:: What you will do ::
Omit any picture, and return the remaining data exactly as written.

:: Data ::
*****

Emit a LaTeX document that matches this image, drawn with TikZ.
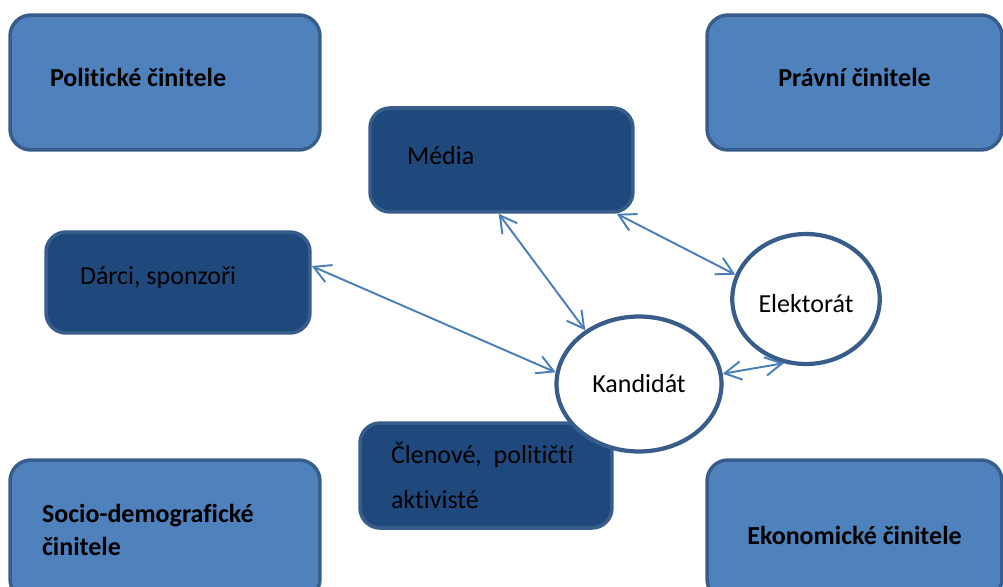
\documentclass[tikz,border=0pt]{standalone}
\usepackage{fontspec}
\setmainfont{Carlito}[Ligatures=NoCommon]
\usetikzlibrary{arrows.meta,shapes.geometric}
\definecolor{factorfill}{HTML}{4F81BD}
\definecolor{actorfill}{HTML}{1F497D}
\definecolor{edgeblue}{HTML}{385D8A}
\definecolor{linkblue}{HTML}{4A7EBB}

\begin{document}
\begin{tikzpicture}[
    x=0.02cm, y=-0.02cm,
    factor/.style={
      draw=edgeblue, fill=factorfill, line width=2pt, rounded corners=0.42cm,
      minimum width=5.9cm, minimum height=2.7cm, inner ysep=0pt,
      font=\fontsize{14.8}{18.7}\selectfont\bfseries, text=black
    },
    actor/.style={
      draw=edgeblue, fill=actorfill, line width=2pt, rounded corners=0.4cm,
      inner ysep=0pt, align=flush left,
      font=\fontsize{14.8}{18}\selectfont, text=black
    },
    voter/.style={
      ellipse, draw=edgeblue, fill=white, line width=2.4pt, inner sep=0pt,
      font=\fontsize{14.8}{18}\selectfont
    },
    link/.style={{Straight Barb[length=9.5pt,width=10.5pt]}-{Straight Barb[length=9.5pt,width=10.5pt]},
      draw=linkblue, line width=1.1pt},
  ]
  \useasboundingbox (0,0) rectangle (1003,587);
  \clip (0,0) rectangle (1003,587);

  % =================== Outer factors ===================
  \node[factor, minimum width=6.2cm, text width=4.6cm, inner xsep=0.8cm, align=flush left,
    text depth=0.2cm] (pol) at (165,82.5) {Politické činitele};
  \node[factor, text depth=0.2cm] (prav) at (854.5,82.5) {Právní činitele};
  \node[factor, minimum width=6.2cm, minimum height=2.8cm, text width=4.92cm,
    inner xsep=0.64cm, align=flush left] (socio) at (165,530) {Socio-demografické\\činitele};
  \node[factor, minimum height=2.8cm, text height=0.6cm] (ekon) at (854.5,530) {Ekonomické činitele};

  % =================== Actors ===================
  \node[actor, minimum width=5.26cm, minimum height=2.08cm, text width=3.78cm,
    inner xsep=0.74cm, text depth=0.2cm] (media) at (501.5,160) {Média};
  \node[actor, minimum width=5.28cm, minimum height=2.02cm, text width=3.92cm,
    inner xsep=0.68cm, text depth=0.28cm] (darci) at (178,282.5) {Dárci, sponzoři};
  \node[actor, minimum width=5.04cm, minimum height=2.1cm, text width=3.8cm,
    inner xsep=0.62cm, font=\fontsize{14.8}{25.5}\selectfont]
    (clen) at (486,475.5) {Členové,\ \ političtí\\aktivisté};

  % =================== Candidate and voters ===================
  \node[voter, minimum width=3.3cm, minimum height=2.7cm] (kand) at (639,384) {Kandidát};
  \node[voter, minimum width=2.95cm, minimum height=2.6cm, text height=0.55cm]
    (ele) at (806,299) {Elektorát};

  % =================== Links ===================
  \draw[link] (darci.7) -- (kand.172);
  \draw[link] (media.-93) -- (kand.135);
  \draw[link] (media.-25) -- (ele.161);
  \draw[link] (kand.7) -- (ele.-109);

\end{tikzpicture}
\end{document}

*****

:: Answer below ::
Emit a LaTeX document that matches this image, drawn with TikZ.
\documentclass[tikz,border=0pt]{standalone}
\usepackage{fontspec}
\setmainfont{Carlito}[Ligatures=NoCommon]
\usetikzlibrary{arrows.meta,shapes.geometric}
\definecolor{factorfill}{HTML}{4F81BD}
\definecolor{actorfill}{HTML}{1F497D}
\definecolor{edgeblue}{HTML}{385D8A}
\definecolor{linkblue}{HTML}{4A7EBB}

\begin{document}
\begin{tikzpicture}[
    x=0.02cm, y=-0.02cm,
    factor/.style={
      draw=edgeblue, fill=factorfill, line width=2pt, rounded corners=0.42cm,
      minimum width=5.9cm, minimum height=2.7cm, inner ysep=0pt,
      font=\fontsize{14.8}{18.7}\selectfont\bfseries, text=black
    },
    actor/.style={
      draw=edgeblue, fill=actorfill, line width=2pt, rounded corners=0.4cm,
      inner ysep=0pt, align=flush left,
      font=\fontsize{14.8}{18}\selectfont, text=black
    },
    voter/.style={
      ellipse, draw=edgeblue, fill=white, line width=2.4pt, inner sep=0pt,
      font=\fontsize{14.8}{18}\selectfont
    },
    link/.style={{Straight Barb[length=9.5pt,width=10.5pt]}-{Straight Barb[length=9.5pt,width=10.5pt]},
      draw=linkblue, line width=1.1pt},
  ]
  \useasboundingbox (0,0) rectangle (1003,587);
  \clip (0,0) rectangle (1003,587);

  % =================== Outer factors ===================
  \node[factor, minimum width=6.2cm, text width=4.6cm, inner xsep=0.8cm, align=flush left,
    text depth=0.2cm] (pol) at (165,82.5) {Politické činitele};
  \node[factor, text depth=0.2cm] (prav) at (854.5,82.5) {Právní činitele};
  \node[factor, minimum width=6.2cm, minimum height=2.8cm, text width=4.92cm,
    inner xsep=0.64cm, align=flush left] (socio) at (165,530) {Socio-demografické\\činitele};
  \node[factor, minimum height=2.8cm, text height=0.6cm] (ekon) at (854.5,530) {Ekonomické činitele};

  % =================== Actors ===================
  \node[actor, minimum width=5.26cm, minimum height=2.08cm, text width=3.78cm,
    inner xsep=0.74cm, text depth=0.2cm] (media) at (501.5,160) {Média};
  \node[actor, minimum width=5.28cm, minimum height=2.02cm, text width=3.92cm,
    inner xsep=0.68cm, text depth=0.28cm] (darci) at (178,282.5) {Dárci, sponzoři};
  \node[actor, minimum width=5.04cm, minimum height=2.1cm, text width=3.8cm,
    inner xsep=0.62cm, font=\fontsize{14.8}{25.5}\selectfont]
    (clen) at (486,475.5) {Členové,\ \ političtí\\aktivisté};

  % =================== Candidate and voters ===================
  \node[voter, minimum width=3.3cm, minimum height=2.7cm] (kand) at (639,384) {Kandidát};
  \node[voter, minimum width=2.95cm, minimum height=2.6cm, text height=0.55cm]
    (ele) at (806,299) {Elektorát};

  % =================== Links ===================
  \draw[link] (darci.7) -- (kand.172);
  \draw[link] (media.-93) -- (kand.135);
  \draw[link] (media.-25) -- (ele.161);
  \draw[link] (kand.7) -- (ele.-109);

\end{tikzpicture}
\end{document}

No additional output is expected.